§ **GIVEN TASK**: Transcribe every line from the top down to the line with "78.4, 70.6, 58.2]", both ends included, but not the pictures.

■ ■ ■ ■ ■ ■ ■

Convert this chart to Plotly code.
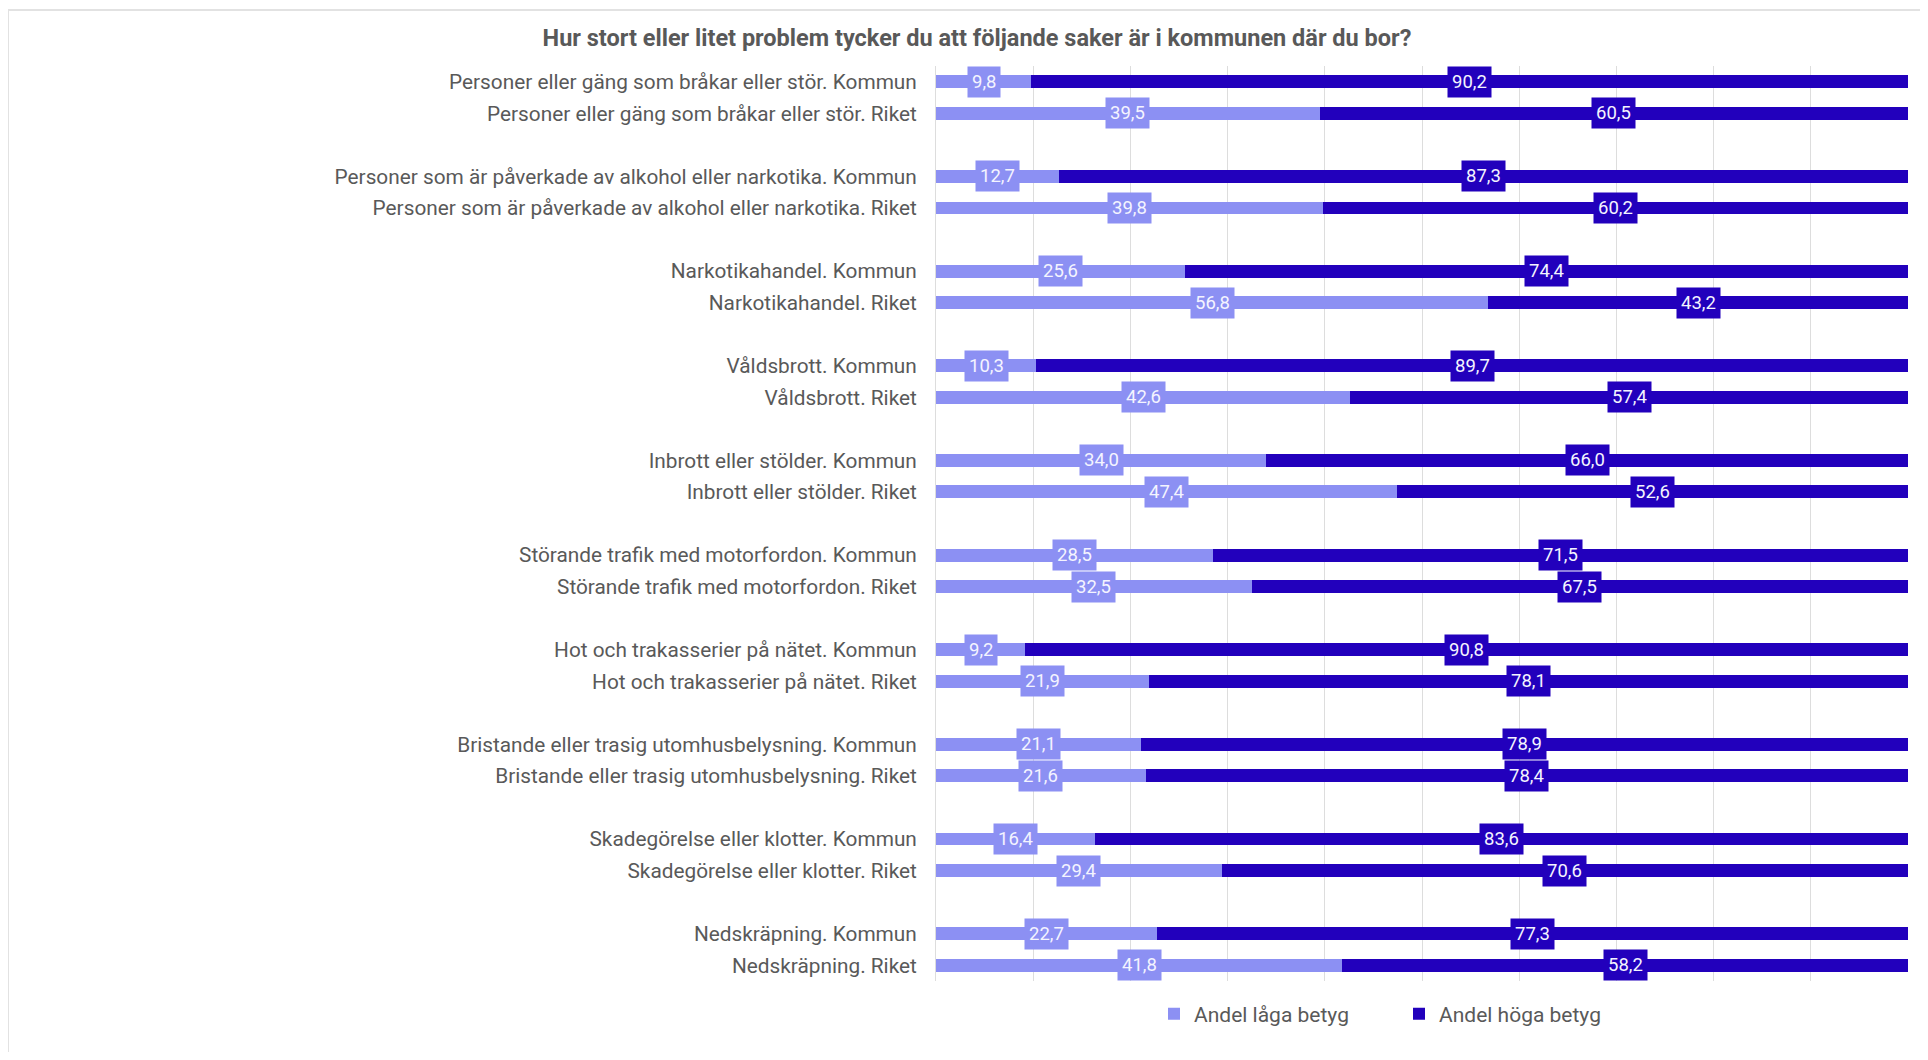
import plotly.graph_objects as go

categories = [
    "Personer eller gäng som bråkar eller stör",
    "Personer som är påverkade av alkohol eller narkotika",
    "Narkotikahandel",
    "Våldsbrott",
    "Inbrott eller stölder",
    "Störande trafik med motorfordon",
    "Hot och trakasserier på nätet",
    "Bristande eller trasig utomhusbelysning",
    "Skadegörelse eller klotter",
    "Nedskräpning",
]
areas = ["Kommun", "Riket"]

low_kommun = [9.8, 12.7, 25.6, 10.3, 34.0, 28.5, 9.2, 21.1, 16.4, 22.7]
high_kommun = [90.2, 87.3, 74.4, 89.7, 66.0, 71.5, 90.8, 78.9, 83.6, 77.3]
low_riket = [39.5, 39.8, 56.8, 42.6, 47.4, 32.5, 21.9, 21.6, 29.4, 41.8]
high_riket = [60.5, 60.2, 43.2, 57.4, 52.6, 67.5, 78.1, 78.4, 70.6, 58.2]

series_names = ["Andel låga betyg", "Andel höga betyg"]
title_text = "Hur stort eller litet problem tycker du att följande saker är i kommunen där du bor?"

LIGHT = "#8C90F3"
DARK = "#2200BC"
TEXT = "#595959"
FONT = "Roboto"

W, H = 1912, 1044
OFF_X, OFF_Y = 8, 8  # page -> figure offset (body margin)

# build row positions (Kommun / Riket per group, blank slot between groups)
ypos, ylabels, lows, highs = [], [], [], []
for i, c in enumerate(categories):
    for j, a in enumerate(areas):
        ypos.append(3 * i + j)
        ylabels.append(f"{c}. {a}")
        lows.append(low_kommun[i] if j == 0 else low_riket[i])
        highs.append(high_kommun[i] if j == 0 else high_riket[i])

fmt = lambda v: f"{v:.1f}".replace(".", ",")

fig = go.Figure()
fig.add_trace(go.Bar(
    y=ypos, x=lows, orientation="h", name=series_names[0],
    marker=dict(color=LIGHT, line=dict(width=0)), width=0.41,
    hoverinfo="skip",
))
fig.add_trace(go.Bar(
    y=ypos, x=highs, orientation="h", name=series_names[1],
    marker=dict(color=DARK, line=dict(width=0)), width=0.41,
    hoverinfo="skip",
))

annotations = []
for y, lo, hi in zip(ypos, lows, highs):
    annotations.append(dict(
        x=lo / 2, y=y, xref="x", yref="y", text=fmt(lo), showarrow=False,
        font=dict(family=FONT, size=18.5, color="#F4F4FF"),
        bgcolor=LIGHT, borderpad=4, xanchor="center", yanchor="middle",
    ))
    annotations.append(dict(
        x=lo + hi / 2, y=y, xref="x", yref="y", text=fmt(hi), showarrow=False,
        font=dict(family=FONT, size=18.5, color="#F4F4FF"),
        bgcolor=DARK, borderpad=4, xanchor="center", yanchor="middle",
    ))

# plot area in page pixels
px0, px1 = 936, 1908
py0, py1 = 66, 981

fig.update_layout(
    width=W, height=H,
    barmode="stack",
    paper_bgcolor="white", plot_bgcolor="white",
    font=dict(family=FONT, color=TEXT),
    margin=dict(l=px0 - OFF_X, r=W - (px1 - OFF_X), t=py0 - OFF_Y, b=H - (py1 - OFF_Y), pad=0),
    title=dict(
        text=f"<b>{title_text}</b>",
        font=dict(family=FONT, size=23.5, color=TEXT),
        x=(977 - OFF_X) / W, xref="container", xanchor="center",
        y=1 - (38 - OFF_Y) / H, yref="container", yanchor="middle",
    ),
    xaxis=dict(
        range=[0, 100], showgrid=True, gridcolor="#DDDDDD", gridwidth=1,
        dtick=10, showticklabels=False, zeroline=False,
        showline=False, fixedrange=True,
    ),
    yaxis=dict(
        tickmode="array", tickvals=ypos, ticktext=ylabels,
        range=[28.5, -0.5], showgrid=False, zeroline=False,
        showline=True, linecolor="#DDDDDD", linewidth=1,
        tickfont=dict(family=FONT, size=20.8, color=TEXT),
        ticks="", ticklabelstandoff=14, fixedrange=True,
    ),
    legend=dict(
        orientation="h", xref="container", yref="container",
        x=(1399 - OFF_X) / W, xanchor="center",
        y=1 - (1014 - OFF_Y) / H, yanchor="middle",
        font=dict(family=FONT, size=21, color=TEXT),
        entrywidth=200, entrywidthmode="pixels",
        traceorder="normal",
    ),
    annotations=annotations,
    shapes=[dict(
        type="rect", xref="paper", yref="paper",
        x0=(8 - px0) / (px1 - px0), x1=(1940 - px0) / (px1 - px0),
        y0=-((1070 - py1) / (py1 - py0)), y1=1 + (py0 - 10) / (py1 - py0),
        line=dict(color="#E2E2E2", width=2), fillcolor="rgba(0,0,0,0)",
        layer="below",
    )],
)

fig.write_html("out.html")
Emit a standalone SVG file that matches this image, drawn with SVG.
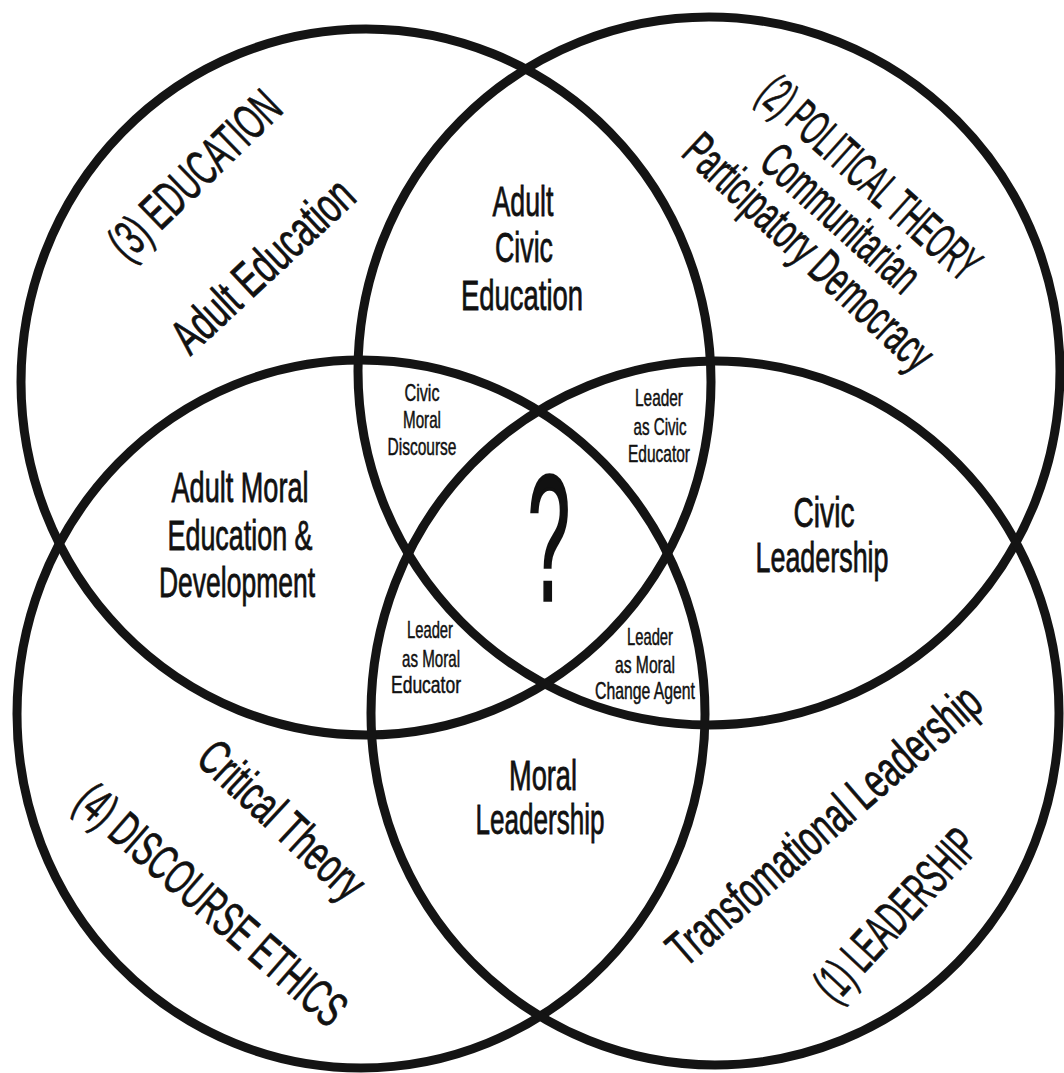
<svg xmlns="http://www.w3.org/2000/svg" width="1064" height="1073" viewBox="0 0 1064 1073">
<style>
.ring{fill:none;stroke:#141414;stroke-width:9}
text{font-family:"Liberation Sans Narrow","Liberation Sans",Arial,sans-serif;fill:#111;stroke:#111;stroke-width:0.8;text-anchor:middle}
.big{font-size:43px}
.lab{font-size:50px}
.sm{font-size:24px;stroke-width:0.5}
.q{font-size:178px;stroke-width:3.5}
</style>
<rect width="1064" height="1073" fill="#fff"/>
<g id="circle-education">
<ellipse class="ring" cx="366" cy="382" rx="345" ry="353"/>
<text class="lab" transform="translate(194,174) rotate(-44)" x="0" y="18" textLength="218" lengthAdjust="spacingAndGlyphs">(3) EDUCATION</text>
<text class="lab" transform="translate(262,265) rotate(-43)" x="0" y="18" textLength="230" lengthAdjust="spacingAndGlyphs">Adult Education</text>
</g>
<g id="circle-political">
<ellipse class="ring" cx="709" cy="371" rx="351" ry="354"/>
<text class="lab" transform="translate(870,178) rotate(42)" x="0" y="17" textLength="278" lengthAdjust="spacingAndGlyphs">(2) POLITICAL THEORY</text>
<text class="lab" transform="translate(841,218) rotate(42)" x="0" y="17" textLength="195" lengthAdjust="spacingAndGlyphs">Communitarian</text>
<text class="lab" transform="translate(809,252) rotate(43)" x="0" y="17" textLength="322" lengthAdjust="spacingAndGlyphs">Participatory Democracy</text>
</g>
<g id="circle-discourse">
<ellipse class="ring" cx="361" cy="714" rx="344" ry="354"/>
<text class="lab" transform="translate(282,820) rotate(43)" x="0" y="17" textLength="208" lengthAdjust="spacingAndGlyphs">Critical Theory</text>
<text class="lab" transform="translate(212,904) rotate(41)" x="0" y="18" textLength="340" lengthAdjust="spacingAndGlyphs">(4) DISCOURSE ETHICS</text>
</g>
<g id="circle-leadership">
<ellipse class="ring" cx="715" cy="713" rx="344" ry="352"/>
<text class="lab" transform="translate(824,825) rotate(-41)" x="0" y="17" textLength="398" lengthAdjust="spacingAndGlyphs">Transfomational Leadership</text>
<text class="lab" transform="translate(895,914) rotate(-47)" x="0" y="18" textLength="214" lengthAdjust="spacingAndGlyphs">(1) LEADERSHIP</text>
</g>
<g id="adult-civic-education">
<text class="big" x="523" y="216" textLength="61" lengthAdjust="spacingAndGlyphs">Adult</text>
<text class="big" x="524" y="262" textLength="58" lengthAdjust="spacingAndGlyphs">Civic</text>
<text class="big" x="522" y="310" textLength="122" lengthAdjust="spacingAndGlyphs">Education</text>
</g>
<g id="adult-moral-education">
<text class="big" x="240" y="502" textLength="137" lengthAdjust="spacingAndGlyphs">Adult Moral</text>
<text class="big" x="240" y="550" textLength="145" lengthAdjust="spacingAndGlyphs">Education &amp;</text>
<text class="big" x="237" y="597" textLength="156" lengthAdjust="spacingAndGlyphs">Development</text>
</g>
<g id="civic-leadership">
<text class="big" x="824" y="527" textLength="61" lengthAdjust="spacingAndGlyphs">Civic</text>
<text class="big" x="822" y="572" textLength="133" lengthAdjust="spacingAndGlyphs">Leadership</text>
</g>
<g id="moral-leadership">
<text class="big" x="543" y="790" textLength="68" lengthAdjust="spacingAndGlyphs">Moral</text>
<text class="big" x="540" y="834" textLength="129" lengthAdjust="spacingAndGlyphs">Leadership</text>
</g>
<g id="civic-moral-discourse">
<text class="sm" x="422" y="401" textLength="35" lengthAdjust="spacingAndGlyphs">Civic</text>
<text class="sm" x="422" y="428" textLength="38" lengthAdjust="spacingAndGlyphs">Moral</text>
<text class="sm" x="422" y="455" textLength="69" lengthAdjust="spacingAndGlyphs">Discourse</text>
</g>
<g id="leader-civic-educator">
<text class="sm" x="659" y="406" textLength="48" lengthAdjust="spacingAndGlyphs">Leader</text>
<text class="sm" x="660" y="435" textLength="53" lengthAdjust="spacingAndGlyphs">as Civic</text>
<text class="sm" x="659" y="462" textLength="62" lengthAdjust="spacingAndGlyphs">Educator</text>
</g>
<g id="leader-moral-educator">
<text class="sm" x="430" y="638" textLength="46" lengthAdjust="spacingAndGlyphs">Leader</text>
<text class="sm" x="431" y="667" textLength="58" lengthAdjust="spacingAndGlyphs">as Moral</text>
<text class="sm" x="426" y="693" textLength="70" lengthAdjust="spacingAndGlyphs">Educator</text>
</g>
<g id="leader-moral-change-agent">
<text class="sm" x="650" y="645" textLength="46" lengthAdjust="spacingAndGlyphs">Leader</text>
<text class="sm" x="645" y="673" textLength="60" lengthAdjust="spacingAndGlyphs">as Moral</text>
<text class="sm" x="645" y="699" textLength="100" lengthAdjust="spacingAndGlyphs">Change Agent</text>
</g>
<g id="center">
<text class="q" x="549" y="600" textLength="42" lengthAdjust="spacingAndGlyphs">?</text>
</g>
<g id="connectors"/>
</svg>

■ ■ ■ ■ ■ ■ ■

§ **SOLUTION TO THIS PROBLEM**:
Convert this chart to Plotly code.
import plotly.graph_objects as go

categories = [
    "Personer eller gäng som bråkar eller stör",
    "Personer som är påverkade av alkohol eller narkotika",
    "Narkotikahandel",
    "Våldsbrott",
    "Inbrott eller stölder",
    "Störande trafik med motorfordon",
    "Hot och trakasserier på nätet",
    "Bristande eller trasig utomhusbelysning",
    "Skadegörelse eller klotter",
    "Nedskräpning",
]
areas = ["Kommun", "Riket"]

low_kommun = [9.8, 12.7, 25.6, 10.3, 34.0, 28.5, 9.2, 21.1, 16.4, 22.7]
high_kommun = [90.2, 87.3, 74.4, 89.7, 66.0, 71.5, 90.8, 78.9, 83.6, 77.3]
low_riket = [39.5, 39.8, 56.8, 42.6, 47.4, 32.5, 21.9, 21.6, 29.4, 41.8]
high_riket = [60.5, 60.2, 43.2, 57.4, 52.6, 67.5, 78.1, 78.4, 70.6, 58.2]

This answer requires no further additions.